Canto do Inácio

Monday, September 24, 2007

WERNER HERZOG FILMA SUA RELAÇÃO COM KLAUS KINSKI
INÁCIO ARAUJO

Se não fosse por Werner Herzog, Klaus Kinski nunca seria conhecido como, provavelmente, o maior ator alemão de cinema desde o pós-guerra. Teria seu nome ligado, quando muito, à figura vilanesca de certos faroestes espaguete, em geral vagabundos.

Não que, com Herzog, Kinski tenha abandonado a postura de vilão: ele foi o ensandecido Aguirre, de "Aguirre, a Cólera dos Deuses" (1972), o temível vampiro em "Nosferatu" (1979), o visionário Brian Fitzgerald, de "Fitzcarraldo" (1982). Os papéis mais marcantes de sua vasta filmografia foram em parceria com Herzog.

No campo de filmagem, Kinski era uma carne de pescoço. Já se conhecia a história de "Aguirre". Com a filmagem em pleno andamento, Klaus Kinski resolveu, simplesmente, abandonar o trabalho e deixar a Amazônia.

Só mudou de idéia porque Herzog lhe apontou uma arma de fogo e disse, com seu jeito calmo, que, se quisesse sair dali, sairia, mas morto. Herzog conta pessoalmente o episódio em "Meu Melhor Inimigo" e completa: "E eu teria mesmo atirado".

Quer dizer: para louco, louco e meio. E Werner Herzog nunca foi conhecido por ser muito equilibrado. Talvez venha daí a química fabulosa que rendeu alguns dos melhores filmes do cinema alemão recente. Para que tudo desse certo no final, talvez fosse necessário que as relações entre Herzog e Kinski fossem sempre tempestuosas.

Daí vem também boa parte do encanto deste filme-homenagem ao ator (que morreu em 1991). Herzog empenha-se sinceramente em nos fazer conhecer como era Klaus Kinski, seu jeito irado (desde a juventude, quando ainda era candidato a ator), seu brilho e sua personalidade única.

Mas não apenas isso. "Meu Melhor Inimigo" também se detém sobre a técnica de Kinski e, nesse sentido, é uma magnífica aula de interpretação no cinema.

No entanto, é desse título estranho que vem o essencial do filme. Todo mundo tem um amigo especial. Poucos têm um inimigo do peito como Klaus Kinski. Isto é, a afinidade entre ambos parecia vir não das semelhanças, mas daquilo que os diferenciava.

Kinski era, com o perdão do lugar-comum, um vulcão em atividade permanente, sempre questionando o mundo. Herzog é, ao contrário, um contemplativo, que observa o mundo e suas bizarrices, que as aceita e trabalha a partir delas.

Por isso mesmo Kinski, mais que ator, era, já em vida, um personagem de Herzog.

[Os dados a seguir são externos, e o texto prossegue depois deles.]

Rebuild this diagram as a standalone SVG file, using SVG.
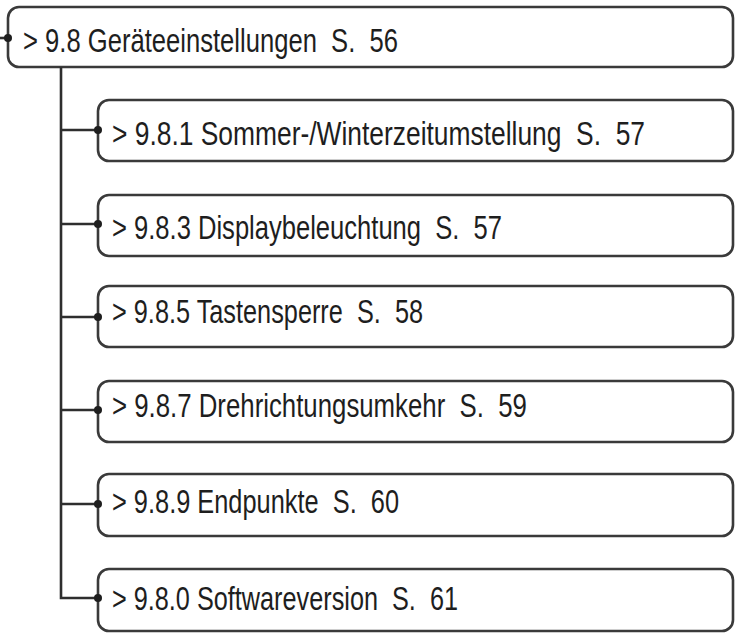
<svg xmlns="http://www.w3.org/2000/svg" width="740" height="634" viewBox="0 0 740 634">
<style>
.box{fill:#ffffff;stroke:#3a3a3a;stroke-width:2.6}
.lbl{font-family:"Liberation Sans","DejaVu Sans",sans-serif;font-size:33px;fill:#1e1e1e;white-space:pre}
.con{stroke:#2e2e2e;stroke-width:2.6;fill:none}
.dot{fill:#1e1e1e}
</style>
<rect width="740" height="634" fill="#ffffff"/>
<g id="n0">
<rect class="box" x="8" y="7" width="725" height="60" rx="11"/>
<text class="lbl" transform="translate(23,51.5) scale(0.75,1)" x="0" y="0" textLength="500" lengthAdjust="spacingAndGlyphs">&gt; 9.8 Geräteeinstellungen  S.  56</text>
</g>
<g id="n1">
<rect class="box" x="98" y="100" width="635" height="61" rx="11"/>
<text class="lbl" transform="translate(112,145) scale(0.75,1)" x="0" y="0" textLength="710.7" lengthAdjust="spacingAndGlyphs">&gt; 9.8.1 Sommer-/Winterzeitumstellung  S.  57</text>
</g>
<g id="n2">
<rect class="box" x="98" y="195" width="635" height="61" rx="11"/>
<text class="lbl" transform="translate(112,239) scale(0.75,1)" x="0" y="0" textLength="520" lengthAdjust="spacingAndGlyphs">&gt; 9.8.3 Displaybeleuchtung  S.  57</text>
</g>
<g id="n3">
<rect class="box" x="98" y="286" width="635" height="61" rx="11"/>
<text class="lbl" transform="translate(112,323) scale(0.75,1)" x="0" y="0" textLength="414.7" lengthAdjust="spacingAndGlyphs">&gt; 9.8.5 Tastensperre  S.  58</text>
</g>
<g id="n4">
<rect class="box" x="98" y="381" width="635" height="61" rx="11"/>
<text class="lbl" transform="translate(112,417) scale(0.75,1)" x="0" y="0" textLength="553.3" lengthAdjust="spacingAndGlyphs">&gt; 9.8.7 Drehrichtungsumkehr  S.  59</text>
</g>
<g id="n5">
<rect class="box" x="98" y="474" width="635" height="62" rx="11"/>
<text class="lbl" transform="translate(112,513) scale(0.75,1)" x="0" y="0" textLength="382.7" lengthAdjust="spacingAndGlyphs">&gt; 9.8.9 Endpunkte  S.  60</text>
</g>
<g id="n6">
<rect class="box" x="98" y="569" width="635" height="62" rx="11"/>
<text class="lbl" transform="translate(112,610) scale(0.75,1)" x="0" y="0" textLength="461.3" lengthAdjust="spacingAndGlyphs">&gt; 9.8.0 Softwareversion  S.  61</text>
</g>
<g id="connectors">
<line class="con" x1="0" y1="38" x2="8" y2="38"/>
<circle class="dot" cx="8" cy="38" r="4"/>
<polyline class="con" points="61,67 61,598 98,598"/>
<line class="con" x1="61" y1="130" x2="98" y2="130"/>
<line class="con" x1="61" y1="224" x2="98" y2="224"/>
<line class="con" x1="61" y1="317" x2="98" y2="317"/>
<line class="con" x1="61" y1="410" x2="98" y2="410"/>
<line class="con" x1="61" y1="504" x2="98" y2="504"/>
<circle class="dot" cx="98" cy="130" r="4"/>
<circle class="dot" cx="98" cy="224" r="4"/>
<circle class="dot" cx="98" cy="317" r="4"/>
<circle class="dot" cx="98" cy="410" r="4"/>
<circle class="dot" cx="98" cy="504" r="4"/>
<circle class="dot" cx="98" cy="598" r="4"/>
</g>
</svg>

Morto, essa condição chega a uma espécie de plenitude. É como se Herzog sentisse a morte de seu melhor inimigo - de seu antípoda - como sua própria morte. Talvez daí venha o carinho que o filme transmite, como se quisesse recuperar essa vida que foi, na verdade, um pesadelo.

Daí também esse movimento ambíguo do filme: em princípio um documentário, ele parece trabalhar não com a "realidade" de Kinski, mas com sua irrealidade, com tudo o que faz dele um personagem, um ser de ficção. E, diga-se logo, de uma ficção fantástica e alucinada.

(texto publicado na Folha de S. Paulo do dia 09 de fevereiro de 2001)

2 Comments:

  • Diego, tenho visto que tem postado textos mais antigos.Que tal
    publicar o texto sobre o Elefante,A Vila, O Aviador(não sei se houve algum sobre esses dois últimos)

    By Anonymous Anonymous, at 3:56 PM  

  • Acho que tem algum texto sobre "O Aviador" no arquivo. Ou seria do "Gangues de Nova York"? Em todo caso, vou ver se encontro textos sobre esses três.